Hypothèse d’une surtaxe

Mathieu Plane, économiste à l’OFCE, abonde. « Ce qui compte, c’est de distinguer les bénéfices qui explosent sans qu’il y ait une innovation particulière ; par exemple ceux de CMA CGM sont devenus les plus importants des entreprises françaises, du fait de l’environnement mondial », poursuit-il. L’économiste estime lui aussi qu’il sera difficile, pour des raisons budgétaires, d’éviter une surtaxe et rappelle que cela s’est déjà fait. En 1995, le gouvernement d’Alain Juppé avait instauré une surtaxe d’impôt sur les sociétés de 10 % mais qui touchait toutes les entreprises sans distinction.

Interrogé lors d’une rencontre avec l’Association de la presse économique (Ajef), le premier président de la Cour des comptes, Pierre Moscovici a quant à lui jugé « qu’il ne s’agit pas d’un débat tabou, c’est une option possible ». « Il y a un climat européen, un certain nombre de pays voisins l’ont fait, y compris les conservateurs britanniques. Mais la vraie question, c’est qui taxer et comment ? Et là c’est compliqué », a exposé l’ancien ministre de François Hollande.

Majorité divisée

Il reste à voir désormais si la majorité va trouver dans la déclaration d’Emmanuel Macron une porte de sortie à un débat qui la divise. Une partie des députés Renaissance a ainsi montré son intérêt pour une taxation exceptionnelle. « J’observe que des entreprises […] ont vu leurs bénéfices grimper de façon exceptionnelle sans investissement ou prise de risque majeurs, par le seul effet de la conjoncture », a ainsi pointé la présidente de l’Assemblée, Yaël Braun-Pivet, lundi sur France Inter, qui veut « plus d’équité et de justice sociale dans le pays ».

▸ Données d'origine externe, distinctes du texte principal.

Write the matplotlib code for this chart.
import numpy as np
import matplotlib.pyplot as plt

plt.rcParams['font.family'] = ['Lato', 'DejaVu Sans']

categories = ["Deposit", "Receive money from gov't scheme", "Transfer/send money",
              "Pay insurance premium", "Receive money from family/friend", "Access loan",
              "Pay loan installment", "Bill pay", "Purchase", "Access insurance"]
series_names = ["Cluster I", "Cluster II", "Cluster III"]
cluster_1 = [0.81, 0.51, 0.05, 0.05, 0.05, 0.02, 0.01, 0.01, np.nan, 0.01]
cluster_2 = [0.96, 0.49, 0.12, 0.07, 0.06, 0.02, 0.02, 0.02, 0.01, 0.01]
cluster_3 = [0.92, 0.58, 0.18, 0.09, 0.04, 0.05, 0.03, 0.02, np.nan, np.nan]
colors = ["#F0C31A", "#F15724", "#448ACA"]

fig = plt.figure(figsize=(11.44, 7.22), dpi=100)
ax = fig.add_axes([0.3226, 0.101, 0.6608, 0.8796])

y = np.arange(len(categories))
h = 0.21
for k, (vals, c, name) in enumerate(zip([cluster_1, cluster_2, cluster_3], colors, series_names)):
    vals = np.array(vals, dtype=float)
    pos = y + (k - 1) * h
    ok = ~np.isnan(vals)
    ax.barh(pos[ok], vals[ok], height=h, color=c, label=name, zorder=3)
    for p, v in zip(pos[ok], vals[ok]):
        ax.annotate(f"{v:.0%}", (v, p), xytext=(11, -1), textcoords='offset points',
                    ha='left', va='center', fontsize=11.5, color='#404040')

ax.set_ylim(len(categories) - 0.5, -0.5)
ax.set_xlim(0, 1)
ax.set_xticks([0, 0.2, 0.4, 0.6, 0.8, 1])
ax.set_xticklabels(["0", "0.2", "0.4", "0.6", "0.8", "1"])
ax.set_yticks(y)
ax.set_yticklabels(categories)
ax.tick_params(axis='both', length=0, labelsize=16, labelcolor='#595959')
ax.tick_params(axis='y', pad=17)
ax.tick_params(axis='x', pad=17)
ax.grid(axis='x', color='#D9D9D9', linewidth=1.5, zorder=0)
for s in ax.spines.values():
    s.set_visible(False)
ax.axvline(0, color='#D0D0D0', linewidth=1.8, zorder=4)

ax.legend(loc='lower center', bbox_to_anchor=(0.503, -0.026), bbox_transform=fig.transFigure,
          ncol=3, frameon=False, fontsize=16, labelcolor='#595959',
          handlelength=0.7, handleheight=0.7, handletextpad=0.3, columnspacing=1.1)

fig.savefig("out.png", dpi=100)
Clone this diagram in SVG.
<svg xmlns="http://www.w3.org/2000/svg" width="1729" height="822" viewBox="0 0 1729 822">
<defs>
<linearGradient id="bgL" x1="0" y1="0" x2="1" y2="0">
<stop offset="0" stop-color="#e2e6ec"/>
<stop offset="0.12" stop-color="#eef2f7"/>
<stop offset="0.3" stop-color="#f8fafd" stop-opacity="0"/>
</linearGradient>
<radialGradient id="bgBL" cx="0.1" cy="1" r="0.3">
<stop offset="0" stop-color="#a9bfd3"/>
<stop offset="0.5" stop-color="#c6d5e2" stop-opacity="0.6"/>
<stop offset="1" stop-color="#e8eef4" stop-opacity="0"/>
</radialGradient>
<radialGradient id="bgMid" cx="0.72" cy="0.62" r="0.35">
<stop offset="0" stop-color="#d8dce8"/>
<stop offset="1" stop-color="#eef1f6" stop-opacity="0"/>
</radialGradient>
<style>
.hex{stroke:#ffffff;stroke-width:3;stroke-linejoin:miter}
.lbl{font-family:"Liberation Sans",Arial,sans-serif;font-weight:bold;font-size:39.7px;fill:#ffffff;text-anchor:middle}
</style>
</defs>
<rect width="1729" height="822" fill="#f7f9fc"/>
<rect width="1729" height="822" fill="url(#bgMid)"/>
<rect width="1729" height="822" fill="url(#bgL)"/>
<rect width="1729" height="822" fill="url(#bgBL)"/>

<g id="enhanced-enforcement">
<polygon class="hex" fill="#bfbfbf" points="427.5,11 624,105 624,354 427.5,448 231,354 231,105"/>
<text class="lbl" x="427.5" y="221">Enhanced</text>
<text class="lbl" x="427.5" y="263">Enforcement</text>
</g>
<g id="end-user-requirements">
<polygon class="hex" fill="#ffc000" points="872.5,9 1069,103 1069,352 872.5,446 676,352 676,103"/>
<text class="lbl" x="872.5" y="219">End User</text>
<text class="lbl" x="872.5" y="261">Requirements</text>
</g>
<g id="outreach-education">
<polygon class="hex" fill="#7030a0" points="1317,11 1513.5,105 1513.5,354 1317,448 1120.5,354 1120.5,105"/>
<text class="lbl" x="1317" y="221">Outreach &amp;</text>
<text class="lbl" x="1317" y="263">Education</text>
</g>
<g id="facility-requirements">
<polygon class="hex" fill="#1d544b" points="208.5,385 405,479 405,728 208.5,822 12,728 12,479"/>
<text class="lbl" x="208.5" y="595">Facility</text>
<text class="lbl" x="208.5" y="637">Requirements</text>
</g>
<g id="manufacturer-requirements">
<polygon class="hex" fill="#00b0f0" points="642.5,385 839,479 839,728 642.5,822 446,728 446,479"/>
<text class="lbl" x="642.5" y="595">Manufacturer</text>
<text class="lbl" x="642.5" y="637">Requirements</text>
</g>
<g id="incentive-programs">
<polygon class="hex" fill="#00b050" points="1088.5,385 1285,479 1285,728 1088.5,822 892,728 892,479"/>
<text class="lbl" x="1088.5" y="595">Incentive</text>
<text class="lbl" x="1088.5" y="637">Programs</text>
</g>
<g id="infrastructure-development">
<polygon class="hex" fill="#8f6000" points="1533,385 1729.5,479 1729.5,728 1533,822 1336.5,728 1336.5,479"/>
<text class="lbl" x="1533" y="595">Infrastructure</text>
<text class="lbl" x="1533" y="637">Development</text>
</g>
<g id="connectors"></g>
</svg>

Sitôt dévoilée l’annonce d’Emmanuel Macron sur la « contribution obligatoire » des énergéticiens, l’un des plus chauds partisans de la taxation exceptionnelle au sein de la majorité, le député Sacha Houlié, a d’ailleurs fait un tweet triomphal : « Une contribution (taxe) européenne des énergéticiens qui réalisent des bénéfices (profits) exceptionnels ? Je dis oui », a-t-il écrit.

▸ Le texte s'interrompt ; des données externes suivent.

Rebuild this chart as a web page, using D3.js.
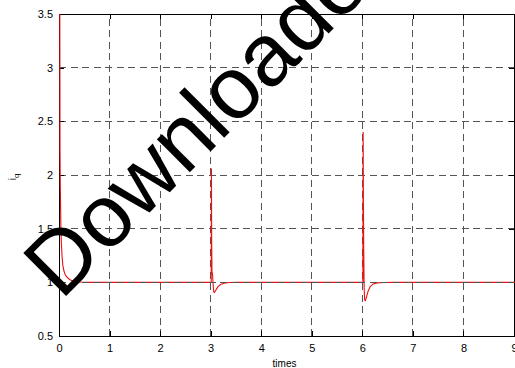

Pour autant à Bercy, on estime que les annonces du chef de l’Etat ne changent rien à la position gouvernementale. « La contribution des énergéticiens, nous la pratiquons déjà en France et elle va rapporter 8 milliards pour les seules énergies renouvelables. Surtout le président de la République n’a pas parlé de taxe », assure un proche de Bruno Le Maire. Le ministre de l’Economie a répété son opposition à toute forme de taxation ou de contribution obligatoire – il promeut une solution alternative, celle du financement d’un « fonds vert » par les groupes sur une base volontaire.